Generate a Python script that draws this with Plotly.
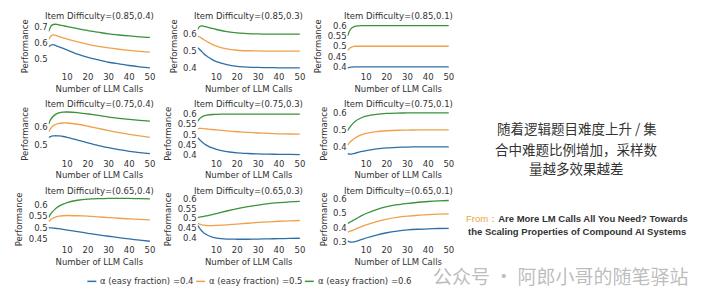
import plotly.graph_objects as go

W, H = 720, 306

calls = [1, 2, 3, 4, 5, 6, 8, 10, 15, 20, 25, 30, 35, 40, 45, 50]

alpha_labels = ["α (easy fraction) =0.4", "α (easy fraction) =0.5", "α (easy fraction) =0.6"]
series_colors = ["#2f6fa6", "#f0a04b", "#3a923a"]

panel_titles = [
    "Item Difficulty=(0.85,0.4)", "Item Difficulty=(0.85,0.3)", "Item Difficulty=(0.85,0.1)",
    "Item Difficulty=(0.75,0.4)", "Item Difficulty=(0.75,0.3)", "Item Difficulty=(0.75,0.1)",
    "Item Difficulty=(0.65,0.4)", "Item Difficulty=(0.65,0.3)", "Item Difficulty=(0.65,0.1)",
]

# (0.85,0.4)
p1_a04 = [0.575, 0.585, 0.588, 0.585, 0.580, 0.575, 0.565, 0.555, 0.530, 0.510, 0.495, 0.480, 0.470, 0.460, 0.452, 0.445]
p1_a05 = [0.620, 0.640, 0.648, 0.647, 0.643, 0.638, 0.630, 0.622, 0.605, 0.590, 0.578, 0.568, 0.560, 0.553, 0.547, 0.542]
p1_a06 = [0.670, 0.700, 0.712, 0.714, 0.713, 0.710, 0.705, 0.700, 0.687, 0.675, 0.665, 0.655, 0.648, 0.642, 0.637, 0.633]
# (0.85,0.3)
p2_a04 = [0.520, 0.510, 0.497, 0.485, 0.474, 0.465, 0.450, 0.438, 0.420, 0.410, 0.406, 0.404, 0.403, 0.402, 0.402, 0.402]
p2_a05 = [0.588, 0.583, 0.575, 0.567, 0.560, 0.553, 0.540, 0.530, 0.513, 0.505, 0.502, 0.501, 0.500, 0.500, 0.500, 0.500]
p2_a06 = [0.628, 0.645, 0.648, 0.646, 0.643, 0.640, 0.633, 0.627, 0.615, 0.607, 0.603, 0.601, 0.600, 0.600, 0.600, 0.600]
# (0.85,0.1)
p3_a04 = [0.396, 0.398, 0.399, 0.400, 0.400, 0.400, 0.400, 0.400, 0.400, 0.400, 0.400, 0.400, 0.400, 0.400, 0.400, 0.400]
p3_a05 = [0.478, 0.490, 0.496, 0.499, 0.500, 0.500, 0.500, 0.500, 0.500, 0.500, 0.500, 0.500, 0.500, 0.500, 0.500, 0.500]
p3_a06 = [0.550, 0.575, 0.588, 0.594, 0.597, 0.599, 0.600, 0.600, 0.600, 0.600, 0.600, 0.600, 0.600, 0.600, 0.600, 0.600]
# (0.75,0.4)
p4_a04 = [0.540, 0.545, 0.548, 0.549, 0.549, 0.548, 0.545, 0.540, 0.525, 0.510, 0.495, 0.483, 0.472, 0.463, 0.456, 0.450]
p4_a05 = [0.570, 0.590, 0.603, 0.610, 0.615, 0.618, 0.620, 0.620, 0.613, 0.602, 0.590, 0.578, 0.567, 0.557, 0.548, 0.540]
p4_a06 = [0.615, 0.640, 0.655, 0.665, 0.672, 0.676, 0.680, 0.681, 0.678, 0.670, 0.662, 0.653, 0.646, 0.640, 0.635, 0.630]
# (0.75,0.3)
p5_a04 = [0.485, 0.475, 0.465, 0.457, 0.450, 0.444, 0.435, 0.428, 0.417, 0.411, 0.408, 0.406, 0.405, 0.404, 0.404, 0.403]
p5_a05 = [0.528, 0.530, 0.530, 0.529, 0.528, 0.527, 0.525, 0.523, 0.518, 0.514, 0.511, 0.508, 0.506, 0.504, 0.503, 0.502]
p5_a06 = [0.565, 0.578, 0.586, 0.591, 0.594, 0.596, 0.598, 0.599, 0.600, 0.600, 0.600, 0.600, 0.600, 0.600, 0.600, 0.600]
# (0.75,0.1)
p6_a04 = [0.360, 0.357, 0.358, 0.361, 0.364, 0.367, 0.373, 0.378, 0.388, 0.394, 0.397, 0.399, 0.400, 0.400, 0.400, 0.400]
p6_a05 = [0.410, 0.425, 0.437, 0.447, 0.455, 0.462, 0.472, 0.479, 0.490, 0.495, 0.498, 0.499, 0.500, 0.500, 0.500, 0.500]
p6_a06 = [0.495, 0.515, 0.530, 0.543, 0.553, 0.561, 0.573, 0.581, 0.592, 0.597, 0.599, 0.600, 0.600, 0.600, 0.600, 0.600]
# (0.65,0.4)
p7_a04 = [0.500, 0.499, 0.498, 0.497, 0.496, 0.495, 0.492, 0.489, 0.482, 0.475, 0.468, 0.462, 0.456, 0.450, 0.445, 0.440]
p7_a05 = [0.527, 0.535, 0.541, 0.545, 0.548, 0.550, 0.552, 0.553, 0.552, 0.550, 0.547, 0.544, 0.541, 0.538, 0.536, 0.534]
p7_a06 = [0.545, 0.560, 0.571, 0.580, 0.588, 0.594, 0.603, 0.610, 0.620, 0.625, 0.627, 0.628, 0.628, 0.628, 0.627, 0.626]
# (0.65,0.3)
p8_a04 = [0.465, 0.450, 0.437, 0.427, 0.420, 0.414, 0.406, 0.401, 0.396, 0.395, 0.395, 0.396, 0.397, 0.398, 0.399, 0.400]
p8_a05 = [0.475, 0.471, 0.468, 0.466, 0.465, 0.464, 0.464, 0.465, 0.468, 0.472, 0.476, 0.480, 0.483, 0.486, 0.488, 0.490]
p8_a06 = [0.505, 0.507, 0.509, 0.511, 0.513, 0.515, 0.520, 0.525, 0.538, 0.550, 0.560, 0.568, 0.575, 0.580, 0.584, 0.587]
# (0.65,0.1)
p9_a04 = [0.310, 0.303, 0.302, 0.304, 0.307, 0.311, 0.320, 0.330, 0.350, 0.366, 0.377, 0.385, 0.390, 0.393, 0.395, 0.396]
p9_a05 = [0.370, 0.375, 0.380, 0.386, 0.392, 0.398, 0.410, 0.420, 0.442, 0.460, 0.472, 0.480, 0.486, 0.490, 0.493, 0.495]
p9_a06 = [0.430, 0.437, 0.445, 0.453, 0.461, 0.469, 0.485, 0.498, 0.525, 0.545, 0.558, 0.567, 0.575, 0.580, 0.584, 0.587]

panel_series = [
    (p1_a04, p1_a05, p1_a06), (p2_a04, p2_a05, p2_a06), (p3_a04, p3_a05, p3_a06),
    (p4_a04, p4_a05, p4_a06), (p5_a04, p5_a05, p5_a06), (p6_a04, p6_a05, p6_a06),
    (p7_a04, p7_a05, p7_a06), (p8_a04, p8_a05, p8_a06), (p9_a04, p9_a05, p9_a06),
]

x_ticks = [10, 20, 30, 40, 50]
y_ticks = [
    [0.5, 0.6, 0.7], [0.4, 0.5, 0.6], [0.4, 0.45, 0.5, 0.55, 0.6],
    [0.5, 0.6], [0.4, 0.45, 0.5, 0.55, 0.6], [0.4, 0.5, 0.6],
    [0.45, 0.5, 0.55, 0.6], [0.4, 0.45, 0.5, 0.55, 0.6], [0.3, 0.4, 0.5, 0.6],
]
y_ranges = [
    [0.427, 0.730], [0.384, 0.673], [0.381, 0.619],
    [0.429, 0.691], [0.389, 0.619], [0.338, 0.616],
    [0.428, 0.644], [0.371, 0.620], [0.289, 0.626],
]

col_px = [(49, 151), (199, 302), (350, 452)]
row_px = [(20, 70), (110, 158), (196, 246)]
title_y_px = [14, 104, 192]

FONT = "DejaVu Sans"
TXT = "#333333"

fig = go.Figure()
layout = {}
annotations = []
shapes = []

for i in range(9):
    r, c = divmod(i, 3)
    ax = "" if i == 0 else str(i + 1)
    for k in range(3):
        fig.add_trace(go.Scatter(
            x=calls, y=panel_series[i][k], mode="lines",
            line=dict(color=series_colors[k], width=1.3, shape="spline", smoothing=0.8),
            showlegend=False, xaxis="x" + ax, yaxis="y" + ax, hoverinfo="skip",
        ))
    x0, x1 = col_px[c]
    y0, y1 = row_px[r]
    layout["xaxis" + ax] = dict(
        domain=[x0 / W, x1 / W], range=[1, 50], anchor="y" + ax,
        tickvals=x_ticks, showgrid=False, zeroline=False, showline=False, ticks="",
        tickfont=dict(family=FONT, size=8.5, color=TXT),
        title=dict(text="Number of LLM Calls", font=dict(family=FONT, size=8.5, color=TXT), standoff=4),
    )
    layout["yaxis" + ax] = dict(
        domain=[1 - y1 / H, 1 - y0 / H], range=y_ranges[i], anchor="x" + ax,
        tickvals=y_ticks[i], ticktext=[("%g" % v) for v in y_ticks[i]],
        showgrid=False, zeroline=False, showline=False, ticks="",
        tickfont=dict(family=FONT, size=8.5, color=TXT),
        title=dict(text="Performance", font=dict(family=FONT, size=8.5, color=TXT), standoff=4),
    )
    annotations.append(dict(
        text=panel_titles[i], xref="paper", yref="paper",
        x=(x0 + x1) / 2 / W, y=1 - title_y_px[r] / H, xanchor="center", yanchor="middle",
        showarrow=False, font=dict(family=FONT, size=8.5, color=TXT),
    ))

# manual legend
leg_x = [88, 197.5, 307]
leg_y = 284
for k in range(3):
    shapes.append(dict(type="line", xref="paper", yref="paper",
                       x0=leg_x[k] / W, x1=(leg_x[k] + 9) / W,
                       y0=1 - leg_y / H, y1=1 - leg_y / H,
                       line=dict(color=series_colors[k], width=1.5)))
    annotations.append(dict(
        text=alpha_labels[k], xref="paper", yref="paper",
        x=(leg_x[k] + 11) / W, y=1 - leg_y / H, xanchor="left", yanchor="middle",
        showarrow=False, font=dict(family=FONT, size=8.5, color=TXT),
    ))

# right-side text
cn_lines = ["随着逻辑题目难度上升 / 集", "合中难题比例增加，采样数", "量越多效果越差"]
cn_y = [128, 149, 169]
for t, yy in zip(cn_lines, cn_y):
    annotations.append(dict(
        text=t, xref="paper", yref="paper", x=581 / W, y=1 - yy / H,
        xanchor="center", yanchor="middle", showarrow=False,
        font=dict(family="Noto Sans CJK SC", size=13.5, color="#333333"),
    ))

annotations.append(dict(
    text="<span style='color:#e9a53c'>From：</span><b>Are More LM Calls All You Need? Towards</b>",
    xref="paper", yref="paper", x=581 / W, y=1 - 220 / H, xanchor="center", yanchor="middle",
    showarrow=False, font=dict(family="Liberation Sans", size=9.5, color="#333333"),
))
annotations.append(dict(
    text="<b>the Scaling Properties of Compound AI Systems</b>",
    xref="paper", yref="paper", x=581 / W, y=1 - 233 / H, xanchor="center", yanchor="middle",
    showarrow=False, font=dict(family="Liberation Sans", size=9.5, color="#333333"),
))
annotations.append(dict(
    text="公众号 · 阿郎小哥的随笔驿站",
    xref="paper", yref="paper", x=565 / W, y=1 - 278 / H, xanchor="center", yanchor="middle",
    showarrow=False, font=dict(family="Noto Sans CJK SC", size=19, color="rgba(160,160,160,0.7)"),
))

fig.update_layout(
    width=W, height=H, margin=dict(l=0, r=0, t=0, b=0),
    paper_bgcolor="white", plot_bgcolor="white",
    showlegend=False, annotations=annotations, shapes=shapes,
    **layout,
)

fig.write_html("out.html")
********
__Aim of the task__
In the data above, please extract the lines from the first one through the line with "40, 45, 50]", exactly, and keep pictures out.

__Problem solution__
Generate a Python script that draws this with Plotly.
import plotly.graph_objects as go

W, H = 720, 306

calls = [1, 2, 3, 4, 5, 6, 8, 10, 15, 20, 25, 30, 35, 40, 45, 50]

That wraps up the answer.